If you’ve ever watched British television, you might remember a gem called Keeping Up Appearances, a classic BBC sitcom that ran from 1990 to 1995. The star of the show is Hyacinth Bucket—pronounced “Bouquet,” of course—an upper-class wannabe with delusions of grandeur and an almost Olympic-level obsession with impressing the neighbors. Patricia Routledge’s performance as Hyacinth is legendary, a masterclass in social-climbing snobbery set against the very ordinary backdrop of British suburbia.
Hyacinth spends her time trying to erase any trace of her working-class roots, while her chaotic, lovable relatives—especially her sister Daisy and Daisy’s beer-swilling husband Onslow—keep crashing her carefully curated image. It’s brilliant British humor: all about class anxiety, self-delusion, and the uncomfortable gap between how we see ourselves and how the world really sees us.
Watching the show again recently made me think of a couple we knew in Oceanside. She was lovely—a former sorority sister of my wife, smart, well-educated, worked as a schoolteacher. He? Let’s say he was no scholar. Nice enough, but a big guy with very little going on upstairs. No education, worked a menial job. Still, we tried to help them. We brought food, introduced them around, even gave the guy a Mets jersey. We were neighborly, the way you should be.
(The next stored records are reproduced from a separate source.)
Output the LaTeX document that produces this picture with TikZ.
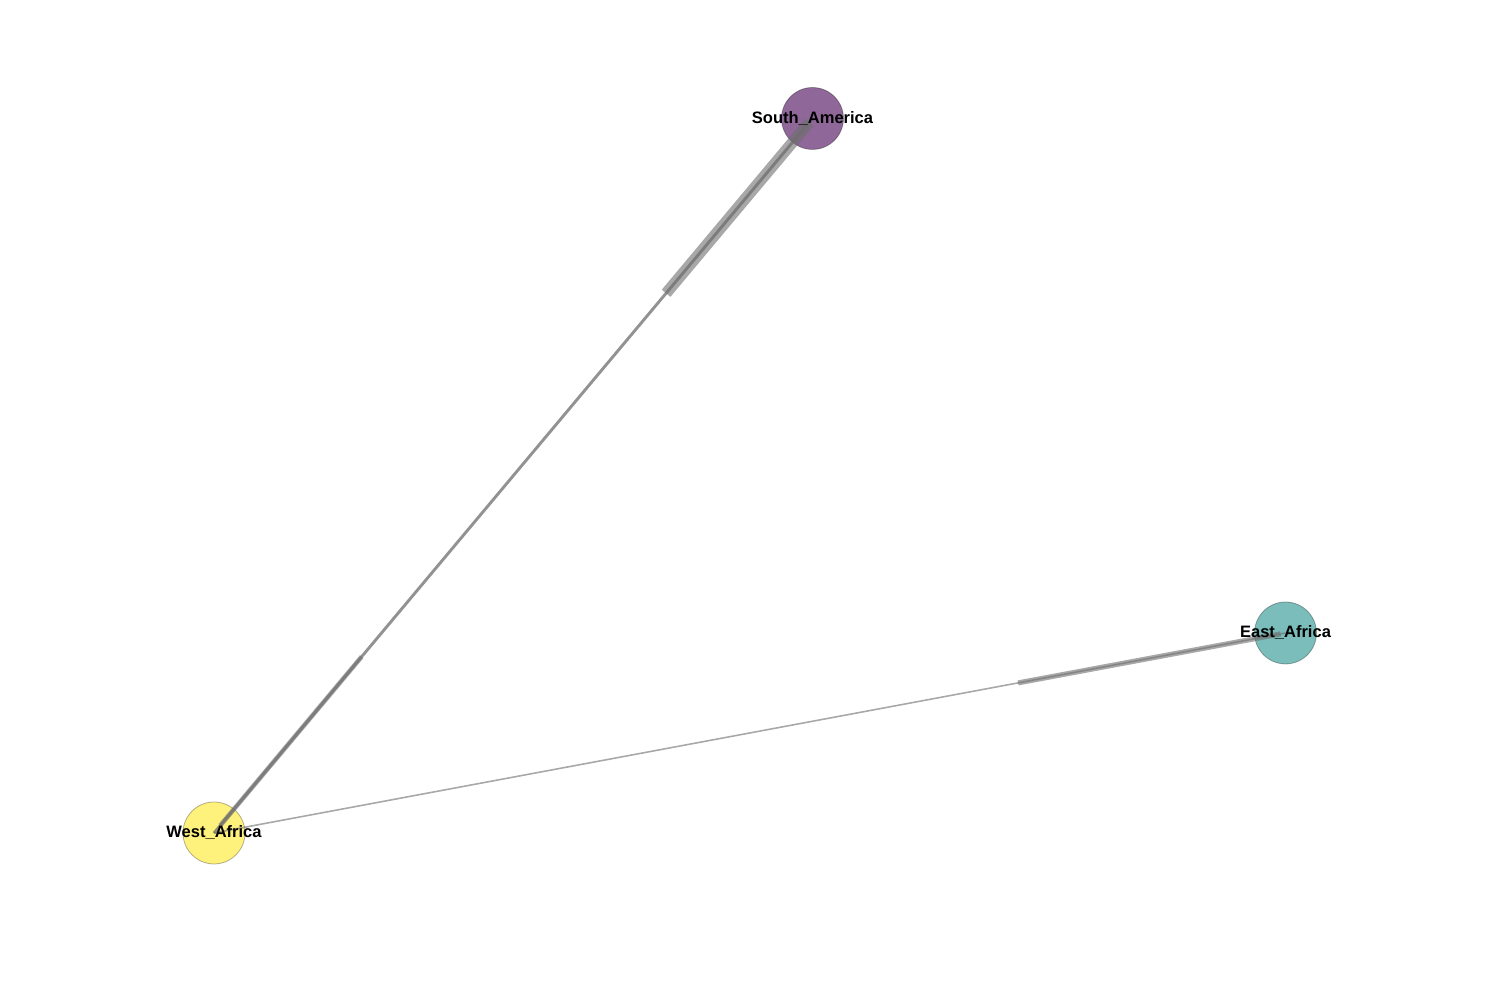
\documentclass[tikz,border=0pt]{standalone}
\usepackage{fontspec}
\setmainfont{Liberation Sans}
\usetikzlibrary{calc}
\definecolor{cSA}{RGB}{143,103,152}
\definecolor{cEA}{RGB}{122,189,186}
\definecolor{cWA}{RGB}{254,241,124}
\definecolor{edgec}{RGB}{110,110,110}
\tikzset{
  place/.style={circle, minimum size=0.62cm, inner sep=0pt, draw=black, draw opacity=0.3, line width=0.22pt},
  lbl/.style={font=\fontsize{4.7}{5.6}\selectfont\bfseries, inner sep=0pt, text=black},
  thinedge/.style={draw=edgec, draw opacity=0.6, line width=0.45pt},
  pairedge/.style={draw=edgec, draw opacity=0.5, line width=0.8pt},
  headedge/.style={draw=edgec, draw opacity=0.6},
}
\begin{document}
\begin{tikzpicture}
\useasboundingbox (0,0) rectangle (15,10);
% nodes
\node[place, fill=cSA] (SA) at (8.125,8.815) {};
\node[place, fill=cWA] (WA) at (2.14,1.67) {};
\node[place, fill=cEA] (EA) at (12.855,3.67) {};
% edges: South_America -> West_Africa
\draw[pairedge] (SA.center) -- (WA.center);
\draw[headedge, line width=1.3pt] ($(WA.center)!2.30cm!(SA.center)$) coordinate (h1) -- ($(WA.center)!0.1cm!(SA.center)$);
% West_Africa -> South_America
\draw[pairedge] (WA.center) -- (SA.center);
\draw[headedge, line width=3.2pt] ($(SA.center)!2.28cm!(WA.center)$) coordinate (h2) -- ($(SA.center)!0.05cm!(WA.center)$);
% West_Africa -> East_Africa
\draw[thinedge] (WA.center) -- (EA.center);
\draw[headedge, line width=1.45pt] ($(EA.center)!2.72cm!(WA.center)$) coordinate (h3) -- ($(EA.center)!0.05cm!(WA.center)$);
% labels
\node[lbl] (SAl) at (SA.center) {South\_America};
\node[lbl] (WAl) at (WA.center) {West\_Africa};
\node[lbl] (EAl) at (EA.center) {East\_Africa};
\end{tikzpicture}
\end{document}
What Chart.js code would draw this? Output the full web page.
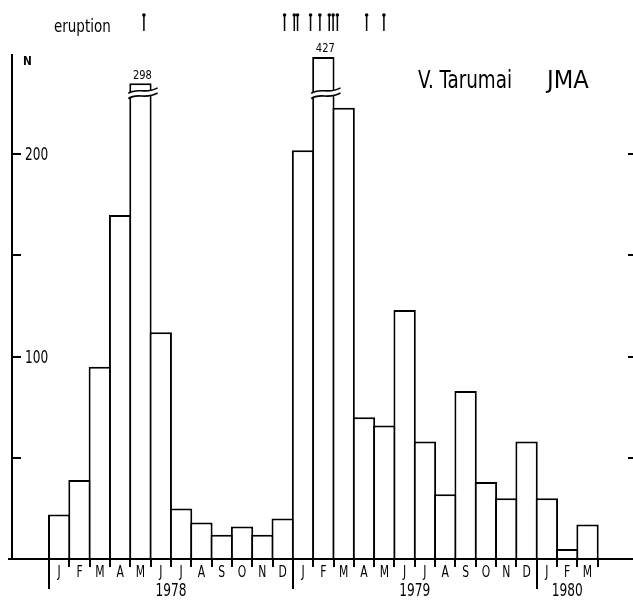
<!DOCTYPE html>
<html><head><meta charset="utf-8">
<script src="https://cdn.jsdelivr.net/npm/chart.js@4.4.1/dist/chart.umd.min.js"></script>
<style>html,body{margin:0;padding:0;background:#fff;} #wrap{width:633px;height:600px;position:relative;}</style>
</head><body><div id="wrap"><canvas id="c" width="633" height="600"></canvas></div>
<script>
// ---- data ----
const monthLabels = ['J','F','M','A','M','J','J','A','S','O','N','D',
                     'J','F','M','A','M','J','J','A','S','O','N','D',
                     'J','F','M'];
const yearLabels = ['1978','1979','1980'];
const yearStartMonth = [0, 12, 24];
const counts = [22, 39, 95, 170, 298, 112, 25, 18, 12, 16, 12, 20,
                202, 427, 223, 70, 66, 123, 58, 32, 83, 38, 30, 58,
                30, 5, 17];
// bars cut by the broken axis: month index -> height shown above the break
const brokenShown = {4: 235, 13: 248};
const breakAt = 230;
// eruptions, in months counted from Jan 1978
const eruptionMonths = [4.67, 11.59, 12.07, 12.23, 12.87, 13.33, 13.79, 13.98, 14.19, 15.63, 16.48];
const yTicks = [0, 50, 100, 150, 200];
const yLabelled = [100, 200];

const FONT = '"DejaVu Sans Condensed","DejaVu Sans",sans-serif';
Chart.defaults.font.family = FONT;

function txt(ctx, s, x, y, size, sx, align, weight){
  ctx.save();
  ctx.font = (weight || 'normal') + ' ' + size + 'px ' + FONT;
  ctx.textBaseline = 'middle';
  ctx.textAlign = align || 'center';
  ctx.fillStyle = '#000';
  ctx.translate(x, y); ctx.scale(sx, 1);
  ctx.fillText(s, 0, 0);
  ctx.restore();
}

const decor = {
  id: 'decor',
  afterDatasetsDraw(chart){
    const {ctx, chartArea: a, scales: {x, y}} = chart;
    ctx.save();
    ctx.strokeStyle = '#000'; ctx.fillStyle = '#000';
    const mw = x.getPixelForValue(1) - x.getPixelForValue(0);
    // axis breaks
    Object.keys(brokenShown).forEach(k => {
      const i = +k;
      const cx = x.getPixelForValue(i + 0.5), hw = mw / 2;
      const yc = y.getPixelForValue(breakAt);
      const x0 = cx - hw - 2, x1 = cx + hw + 7, w = x1 - x0;
      const pts = (off) => [[x0, yc + off + 2.5], [x0 + w*0.3, yc + off - 4], [x0 + w*0.6, yc + off + 4], [x1, yc + off - 3]];
      const t = pts(-2.6), b = pts(2.6);
      ctx.beginPath();
      ctx.moveTo(t[0][0], t[0][1]);
      ctx.bezierCurveTo(t[1][0], t[1][1], t[2][0], t[2][1], t[3][0], t[3][1]);
      ctx.lineTo(b[3][0], b[3][1]);
      ctx.bezierCurveTo(b[2][0], b[2][1], b[1][0], b[1][1], b[0][0], b[0][1]);
      ctx.closePath();
      ctx.fillStyle = '#fff'; ctx.fill();
      ctx.lineWidth = 1.6; ctx.strokeStyle = '#000';
      [t, b].forEach(p => {
        ctx.beginPath(); ctx.moveTo(p[0][0], p[0][1]);
        ctx.bezierCurveTo(p[1][0], p[1][1], p[2][0], p[2][1], p[3][0], p[3][1]);
        ctx.stroke();
      });
      txt(ctx, String(counts[i]), cx + 2, y.getPixelForValue(brokenShown[i]) - 8, 13, 0.85, 'center');
    });
    // baseline
    ctx.lineWidth = 2; ctx.strokeStyle = '#000'; ctx.fillStyle = '#000';
    ctx.beginPath(); ctx.moveTo(a.left - 4, a.bottom); ctx.lineTo(chart.width, a.bottom); ctx.stroke();
    // month tick marks
    for (let m = 0; m <= monthLabels.length; m++){
      const px = Math.round(x.getPixelForValue(m));
      const long = yearStartMonth.includes(m);
      ctx.beginPath(); ctx.moveTo(px, a.bottom); ctx.lineTo(px, a.bottom + (long ? 30 : 8)); ctx.stroke();
    }
    monthLabels.forEach((l, m) => txt(ctx, l, x.getPixelForValue(m + 0.5), a.bottom + 14, 15, 0.8, 'center'));
    yearLabels.forEach((l, k) => {
      const s = yearStartMonth[k], e = Math.min(s + 12, monthLabels.length);
      txt(ctx, l, x.getPixelForValue((s + e) / 2), a.bottom + 32, 18, 0.75, 'center');
    });
    // inward y ticks (left), labels, and right-hand ticks
    yTicks.filter(v => v > 0).forEach(v => {
      const py = Math.round(y.getPixelForValue(v));
      ctx.beginPath(); ctx.moveTo(a.left, py); ctx.lineTo(a.left + 9, py); ctx.stroke();
      ctx.beginPath(); ctx.moveTo(a.right - 2, py); ctx.lineTo(a.right + 3, py); ctx.stroke();
      if (yLabelled.includes(v)) txt(ctx, String(v), a.left + 13, py + 1, 18, 0.75, 'left');
    });
    // eruption markers
    ctx.lineWidth = 1.5;
    eruptionMonths.forEach(t => {
      const px = x.getPixelForValue(t);
      ctx.beginPath(); ctx.moveTo(px, 15); ctx.lineTo(px, 31); ctx.stroke();
      ctx.beginPath(); ctx.arc(px, 15, 1.8, 0, Math.PI * 2); ctx.fill();
    });
    txt(ctx, 'eruption', 54, 28, 17, 0.88, 'left');
    txt(ctx, 'N', 23, 62, 13, 0.9, 'left', 'bold');
    txt(ctx, 'V. Tarumai', 418, 82, 24, 0.85, 'left');
    txt(ctx, 'JMA', 547, 82, 24, 1.05, 'left');
    ctx.restore();
  }
};

const barData = counts.map((v, i) => ({x: i + 0.5, y: (i in brokenShown) ? brokenShown[i] : v}));

new Chart(document.getElementById('c').getContext('2d'), {
  type: 'bar',
  data: {datasets: [{
    data: barData,
    backgroundColor: '#fff',
    borderColor: '#000',
    borderWidth: {top: 2, left: 2, right: 2, bottom: 0},
    borderSkipped: 'start',
    barPercentage: 1.1,
    categoryPercentage: 1
  }]},
  options: {
    responsive: false, animation: false, devicePixelRatio: 1,
    layout: {padding: {top: 55, left: 12, right: 3, bottom: 41}},
    plugins: {legend: {display: false}, tooltip: {enabled: false}},
    scales: {
      x: {type: 'linear', min: -1.821, max: 28.59, offset: false, display: false},
      y: {
        min: 0, max: 249, position: 'left',
        afterBuildTicks: s => { s.ticks = yTicks.map(v => ({value: v})); },
        afterFit: s => { s.width = 0; },
        border: {display: true, color: '#000', width: 2},
        grid: {drawOnChartArea: false, drawTicks: false},
        ticks: {display: false}
      }
    }
  },
  plugins: [decor]
});
</script>
</body></html>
But here’s where the Hyacinth Bucket thing kicks in. He was a social climber. In Oceanside. Not the Hamptons. He thought he was some big deal because he had dinner with the Oceanside fire chief. He acted like he was hosting the Governor. Meanwhile, they moved into their house in 2012 and—no joke—only sided half of it. Thirteen years later, the other half is still bare. Trying to keep up appearances without the budget—or the self-awareness.
Eventually, they cut us off. Why? Well, I have this annoying habit of telling people how I feel. Turns out, honesty isn’t great for social climbers trying to project an image they haven’t quite earned.
The truth is, Keeping Up Appearances isn’t just a sitcom. It’s a mirror. There’s a little Hyacinth in every neighborhood. And every so often, you meet someone who thinks Oceanside is Buckingham Palace and dinner with the fire chief is an audience with the Queen.